TASK PROMPT: Retype, word for word, the lines from the first line of the entries through the line that holds "ax.tick_params(axis='x', length=0, pad=8)"; leave out the pictures.

DATA PROVIDED:
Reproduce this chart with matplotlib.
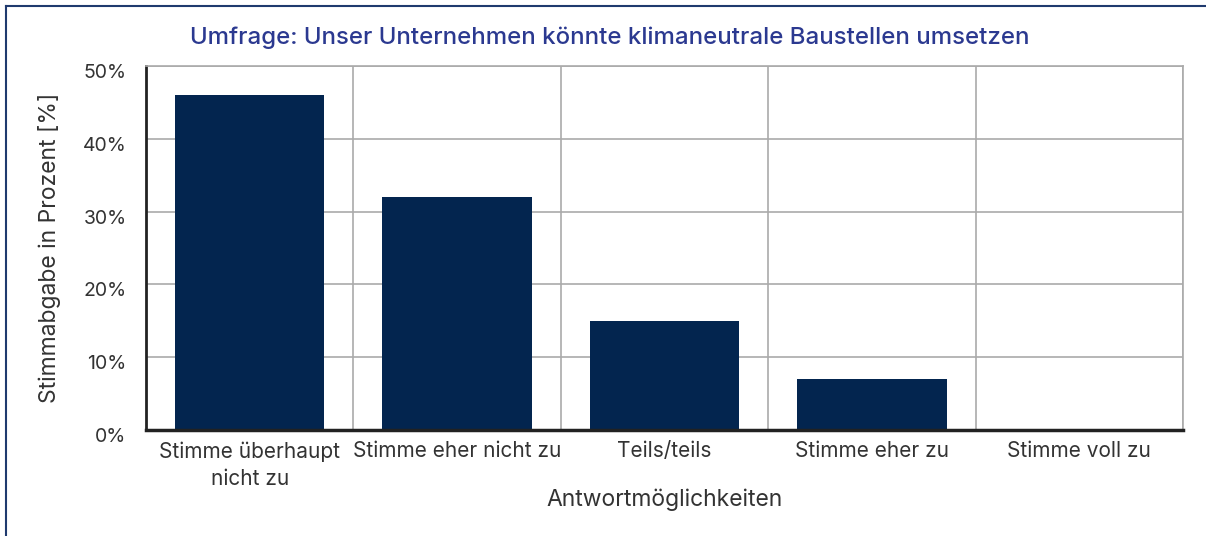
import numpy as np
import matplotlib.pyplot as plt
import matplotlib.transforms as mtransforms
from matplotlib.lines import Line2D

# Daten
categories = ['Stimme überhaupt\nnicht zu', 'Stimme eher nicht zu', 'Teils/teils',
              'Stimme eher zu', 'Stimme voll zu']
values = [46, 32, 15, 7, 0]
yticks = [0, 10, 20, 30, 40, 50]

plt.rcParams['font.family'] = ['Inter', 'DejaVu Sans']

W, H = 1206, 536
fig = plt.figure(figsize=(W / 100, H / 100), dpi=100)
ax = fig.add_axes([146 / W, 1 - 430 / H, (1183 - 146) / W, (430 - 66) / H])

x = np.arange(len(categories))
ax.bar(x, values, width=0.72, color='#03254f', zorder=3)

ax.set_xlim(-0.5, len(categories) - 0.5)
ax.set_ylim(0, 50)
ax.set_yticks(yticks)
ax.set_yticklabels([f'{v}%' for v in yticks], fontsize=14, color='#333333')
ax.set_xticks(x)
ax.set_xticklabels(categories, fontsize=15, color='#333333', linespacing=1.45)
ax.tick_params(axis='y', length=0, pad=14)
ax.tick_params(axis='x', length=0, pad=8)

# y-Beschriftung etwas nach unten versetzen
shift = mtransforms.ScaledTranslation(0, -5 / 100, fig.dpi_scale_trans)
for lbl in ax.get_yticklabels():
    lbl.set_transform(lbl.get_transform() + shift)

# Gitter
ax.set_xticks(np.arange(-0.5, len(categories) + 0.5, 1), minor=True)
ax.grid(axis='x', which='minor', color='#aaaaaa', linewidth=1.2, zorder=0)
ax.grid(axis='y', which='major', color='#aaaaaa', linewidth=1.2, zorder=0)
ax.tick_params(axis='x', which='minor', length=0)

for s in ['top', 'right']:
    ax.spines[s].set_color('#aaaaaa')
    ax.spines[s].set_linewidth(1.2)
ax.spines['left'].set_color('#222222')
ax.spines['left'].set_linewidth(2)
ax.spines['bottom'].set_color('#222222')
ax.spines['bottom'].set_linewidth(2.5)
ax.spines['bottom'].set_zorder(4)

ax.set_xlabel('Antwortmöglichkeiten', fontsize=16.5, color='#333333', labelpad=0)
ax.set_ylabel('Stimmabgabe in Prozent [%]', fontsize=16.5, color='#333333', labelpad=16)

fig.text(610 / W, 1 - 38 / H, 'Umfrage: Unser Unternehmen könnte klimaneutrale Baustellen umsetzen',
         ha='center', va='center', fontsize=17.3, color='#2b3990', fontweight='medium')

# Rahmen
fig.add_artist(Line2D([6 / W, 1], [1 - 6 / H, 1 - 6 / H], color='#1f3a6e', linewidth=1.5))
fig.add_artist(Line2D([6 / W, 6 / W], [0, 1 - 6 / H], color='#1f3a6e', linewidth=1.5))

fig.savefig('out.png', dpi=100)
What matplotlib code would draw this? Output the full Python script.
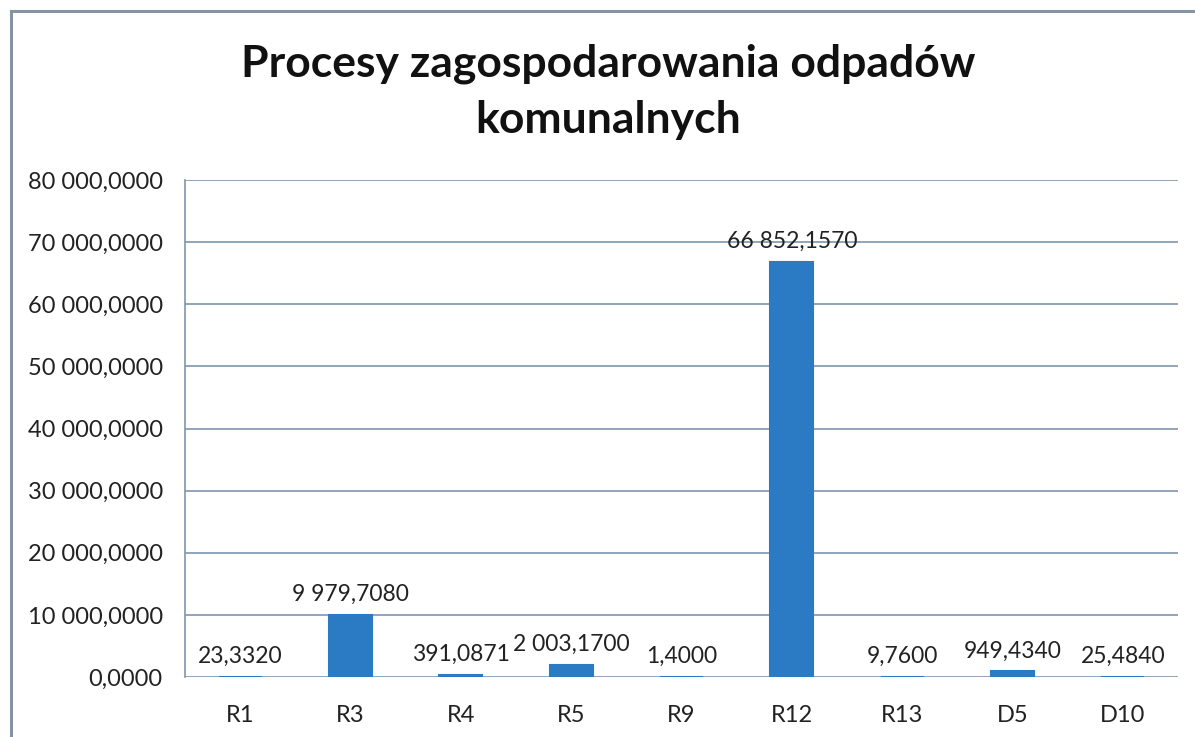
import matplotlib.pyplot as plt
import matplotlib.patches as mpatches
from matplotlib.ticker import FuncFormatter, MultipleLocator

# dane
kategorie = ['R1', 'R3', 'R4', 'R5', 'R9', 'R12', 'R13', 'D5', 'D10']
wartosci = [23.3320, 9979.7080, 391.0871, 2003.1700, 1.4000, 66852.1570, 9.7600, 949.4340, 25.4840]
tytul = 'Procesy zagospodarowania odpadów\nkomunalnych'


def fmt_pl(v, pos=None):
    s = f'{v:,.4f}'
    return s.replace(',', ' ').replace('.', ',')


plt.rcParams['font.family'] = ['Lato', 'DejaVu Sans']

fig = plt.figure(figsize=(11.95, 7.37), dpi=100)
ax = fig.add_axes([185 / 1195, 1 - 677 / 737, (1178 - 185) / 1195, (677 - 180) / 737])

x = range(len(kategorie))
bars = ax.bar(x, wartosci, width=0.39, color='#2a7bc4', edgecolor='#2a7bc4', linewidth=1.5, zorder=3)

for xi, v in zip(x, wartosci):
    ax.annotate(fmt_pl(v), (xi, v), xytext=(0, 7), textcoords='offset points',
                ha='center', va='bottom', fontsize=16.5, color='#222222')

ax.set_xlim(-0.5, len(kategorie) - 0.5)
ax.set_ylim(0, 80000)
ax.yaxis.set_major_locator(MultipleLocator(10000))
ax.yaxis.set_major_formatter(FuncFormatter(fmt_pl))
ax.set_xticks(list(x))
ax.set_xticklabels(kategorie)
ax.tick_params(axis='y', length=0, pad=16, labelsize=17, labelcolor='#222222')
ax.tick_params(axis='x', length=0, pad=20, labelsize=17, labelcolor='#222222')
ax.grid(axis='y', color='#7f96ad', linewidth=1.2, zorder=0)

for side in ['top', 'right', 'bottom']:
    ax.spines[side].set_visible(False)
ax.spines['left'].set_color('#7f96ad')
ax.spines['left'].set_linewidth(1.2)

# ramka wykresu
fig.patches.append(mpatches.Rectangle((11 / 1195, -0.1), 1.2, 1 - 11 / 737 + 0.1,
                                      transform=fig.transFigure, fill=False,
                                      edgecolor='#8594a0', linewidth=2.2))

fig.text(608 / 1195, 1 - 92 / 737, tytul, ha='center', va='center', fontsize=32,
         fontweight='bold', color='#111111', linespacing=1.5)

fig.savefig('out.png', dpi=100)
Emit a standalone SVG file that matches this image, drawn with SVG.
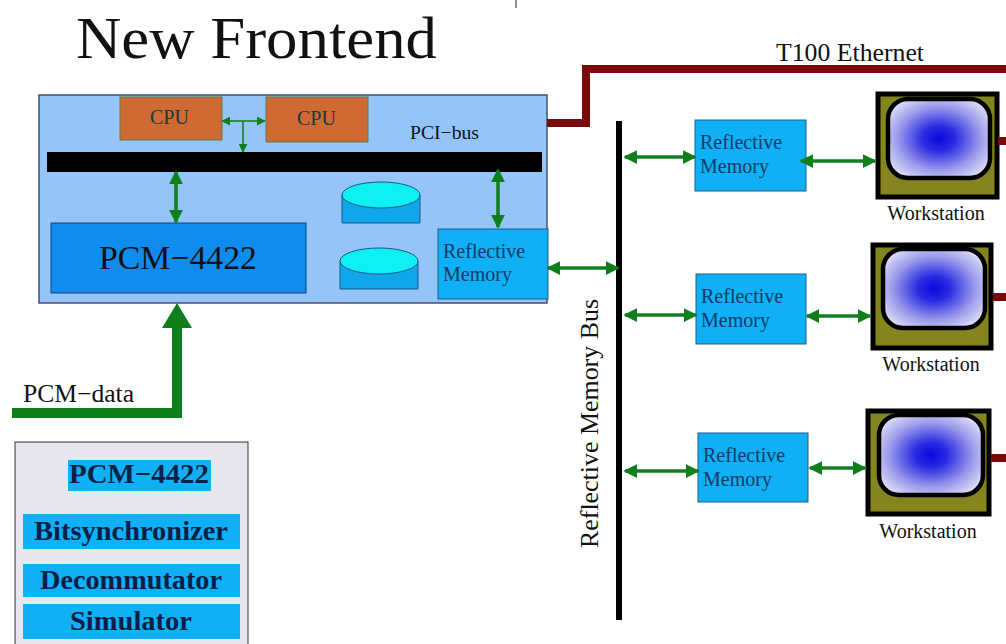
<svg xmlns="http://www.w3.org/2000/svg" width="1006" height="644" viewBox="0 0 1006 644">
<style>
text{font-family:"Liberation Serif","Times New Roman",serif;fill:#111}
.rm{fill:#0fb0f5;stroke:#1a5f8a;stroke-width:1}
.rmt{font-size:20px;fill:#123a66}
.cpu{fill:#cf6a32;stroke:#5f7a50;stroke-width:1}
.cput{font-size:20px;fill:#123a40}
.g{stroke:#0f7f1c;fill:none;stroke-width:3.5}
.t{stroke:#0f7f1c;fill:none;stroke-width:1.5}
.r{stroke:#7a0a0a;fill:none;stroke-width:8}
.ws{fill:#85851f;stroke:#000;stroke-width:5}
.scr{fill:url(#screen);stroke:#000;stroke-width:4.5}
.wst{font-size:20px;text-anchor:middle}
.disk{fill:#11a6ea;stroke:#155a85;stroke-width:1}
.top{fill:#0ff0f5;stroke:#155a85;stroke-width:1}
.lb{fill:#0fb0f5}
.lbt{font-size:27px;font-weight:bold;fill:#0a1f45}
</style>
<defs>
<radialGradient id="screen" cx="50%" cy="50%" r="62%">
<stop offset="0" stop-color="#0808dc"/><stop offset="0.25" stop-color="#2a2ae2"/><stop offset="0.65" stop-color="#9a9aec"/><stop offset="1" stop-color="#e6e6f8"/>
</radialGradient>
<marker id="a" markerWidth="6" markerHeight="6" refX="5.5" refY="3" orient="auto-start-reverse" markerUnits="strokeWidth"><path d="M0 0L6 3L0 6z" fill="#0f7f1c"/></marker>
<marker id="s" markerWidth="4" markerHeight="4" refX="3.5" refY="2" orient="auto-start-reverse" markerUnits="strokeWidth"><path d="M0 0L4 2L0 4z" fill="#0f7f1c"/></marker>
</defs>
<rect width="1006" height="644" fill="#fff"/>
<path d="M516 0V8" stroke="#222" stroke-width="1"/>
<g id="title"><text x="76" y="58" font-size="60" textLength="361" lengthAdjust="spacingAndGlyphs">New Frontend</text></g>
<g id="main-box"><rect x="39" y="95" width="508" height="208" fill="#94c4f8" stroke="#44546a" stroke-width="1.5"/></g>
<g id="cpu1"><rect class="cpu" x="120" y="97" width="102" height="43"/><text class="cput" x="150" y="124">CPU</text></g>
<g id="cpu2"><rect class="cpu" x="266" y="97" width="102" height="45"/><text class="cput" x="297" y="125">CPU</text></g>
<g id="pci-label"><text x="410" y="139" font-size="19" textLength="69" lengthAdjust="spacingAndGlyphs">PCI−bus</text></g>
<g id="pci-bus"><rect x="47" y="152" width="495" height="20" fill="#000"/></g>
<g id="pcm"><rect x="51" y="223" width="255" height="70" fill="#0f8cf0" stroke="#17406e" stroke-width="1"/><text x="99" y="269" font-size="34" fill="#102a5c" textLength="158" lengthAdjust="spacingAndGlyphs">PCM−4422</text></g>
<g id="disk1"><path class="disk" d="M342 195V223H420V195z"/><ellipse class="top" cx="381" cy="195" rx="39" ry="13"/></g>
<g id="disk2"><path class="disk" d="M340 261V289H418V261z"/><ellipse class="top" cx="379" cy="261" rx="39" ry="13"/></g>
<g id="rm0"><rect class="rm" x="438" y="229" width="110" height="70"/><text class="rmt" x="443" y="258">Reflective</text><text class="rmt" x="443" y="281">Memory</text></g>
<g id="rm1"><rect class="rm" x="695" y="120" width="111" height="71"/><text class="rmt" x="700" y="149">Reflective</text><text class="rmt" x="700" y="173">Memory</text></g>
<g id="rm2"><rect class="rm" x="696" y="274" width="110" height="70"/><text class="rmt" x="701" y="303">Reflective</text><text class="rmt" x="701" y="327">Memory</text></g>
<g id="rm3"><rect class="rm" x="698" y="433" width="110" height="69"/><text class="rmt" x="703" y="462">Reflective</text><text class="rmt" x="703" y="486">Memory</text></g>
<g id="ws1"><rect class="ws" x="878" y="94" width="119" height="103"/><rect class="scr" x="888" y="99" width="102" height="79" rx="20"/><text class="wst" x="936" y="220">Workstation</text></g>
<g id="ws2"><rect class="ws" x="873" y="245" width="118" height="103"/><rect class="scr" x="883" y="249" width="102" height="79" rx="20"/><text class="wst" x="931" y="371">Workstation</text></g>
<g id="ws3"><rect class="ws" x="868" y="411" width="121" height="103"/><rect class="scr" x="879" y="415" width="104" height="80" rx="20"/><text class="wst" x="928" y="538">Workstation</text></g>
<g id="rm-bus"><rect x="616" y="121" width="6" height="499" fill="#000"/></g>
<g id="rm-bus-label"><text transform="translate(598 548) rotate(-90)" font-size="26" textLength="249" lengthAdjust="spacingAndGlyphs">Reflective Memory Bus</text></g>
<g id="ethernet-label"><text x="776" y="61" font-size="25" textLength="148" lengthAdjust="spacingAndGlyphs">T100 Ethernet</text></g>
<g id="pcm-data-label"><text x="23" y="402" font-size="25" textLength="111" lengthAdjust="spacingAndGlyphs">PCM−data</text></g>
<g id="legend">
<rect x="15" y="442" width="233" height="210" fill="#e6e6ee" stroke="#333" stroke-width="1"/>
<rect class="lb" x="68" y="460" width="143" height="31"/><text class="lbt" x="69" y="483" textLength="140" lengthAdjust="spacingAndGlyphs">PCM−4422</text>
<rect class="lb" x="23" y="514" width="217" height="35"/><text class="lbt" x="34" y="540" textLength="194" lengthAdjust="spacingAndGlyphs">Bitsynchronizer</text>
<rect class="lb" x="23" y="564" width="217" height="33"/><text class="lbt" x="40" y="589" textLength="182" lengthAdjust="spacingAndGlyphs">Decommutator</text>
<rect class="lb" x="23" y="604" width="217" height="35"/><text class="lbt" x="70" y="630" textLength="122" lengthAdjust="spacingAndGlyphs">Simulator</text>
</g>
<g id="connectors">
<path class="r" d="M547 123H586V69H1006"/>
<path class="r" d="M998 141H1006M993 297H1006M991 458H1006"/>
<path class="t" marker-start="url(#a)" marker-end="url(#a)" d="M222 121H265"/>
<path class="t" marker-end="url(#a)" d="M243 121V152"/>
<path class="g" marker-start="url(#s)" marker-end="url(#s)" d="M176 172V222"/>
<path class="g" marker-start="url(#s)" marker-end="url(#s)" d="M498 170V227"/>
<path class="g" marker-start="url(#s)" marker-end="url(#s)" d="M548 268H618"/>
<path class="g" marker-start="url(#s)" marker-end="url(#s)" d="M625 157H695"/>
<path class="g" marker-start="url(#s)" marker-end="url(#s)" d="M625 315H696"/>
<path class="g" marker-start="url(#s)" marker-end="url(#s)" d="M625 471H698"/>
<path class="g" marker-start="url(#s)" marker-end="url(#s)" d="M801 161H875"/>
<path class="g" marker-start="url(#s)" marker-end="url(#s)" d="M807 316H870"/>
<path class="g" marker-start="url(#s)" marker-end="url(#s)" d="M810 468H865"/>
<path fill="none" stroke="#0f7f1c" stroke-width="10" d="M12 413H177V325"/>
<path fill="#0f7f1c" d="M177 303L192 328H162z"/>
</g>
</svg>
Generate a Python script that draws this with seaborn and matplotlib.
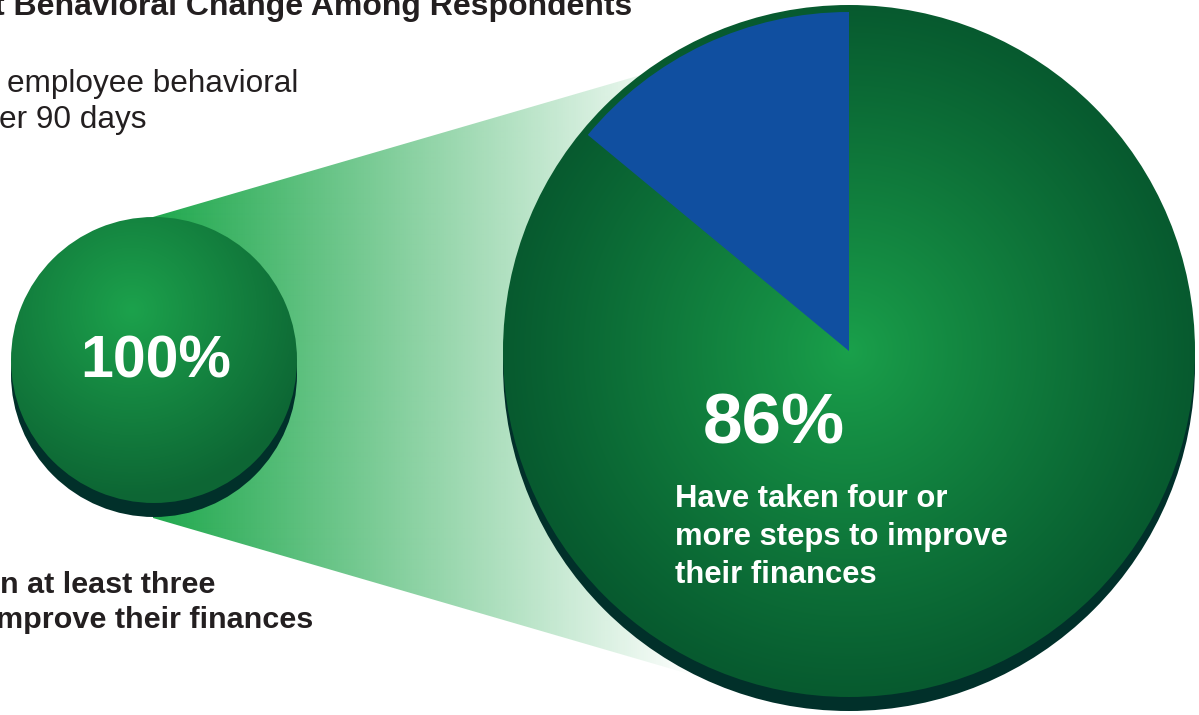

RESPONSE TO THE EXERCISE:
Reproduce this chart with matplotlib.
import numpy as np
import matplotlib.pyplot as plt
import matplotlib.transforms as mtransforms
from matplotlib.lines import Line2D

# Daten
categories = ['Stimme überhaupt\nnicht zu', 'Stimme eher nicht zu', 'Teils/teils',
              'Stimme eher zu', 'Stimme voll zu']
values = [46, 32, 15, 7, 0]
yticks = [0, 10, 20, 30, 40, 50]

plt.rcParams['font.family'] = ['Inter', 'DejaVu Sans']

W, H = 1206, 536
fig = plt.figure(figsize=(W / 100, H / 100), dpi=100)
ax = fig.add_axes([146 / W, 1 - 430 / H, (1183 - 146) / W, (430 - 66) / H])

x = np.arange(len(categories))
ax.bar(x, values, width=0.72, color='#03254f', zorder=3)

ax.set_xlim(-0.5, len(categories) - 0.5)
ax.set_ylim(0, 50)
ax.set_yticks(yticks)
ax.set_yticklabels([f'{v}%' for v in yticks], fontsize=14, color='#333333')
ax.set_xticks(x)
ax.set_xticklabels(categories, fontsize=15, color='#333333', linespacing=1.45)
ax.tick_params(axis='y', length=0, pad=14)
ax.tick_params(axis='x', length=0, pad=8)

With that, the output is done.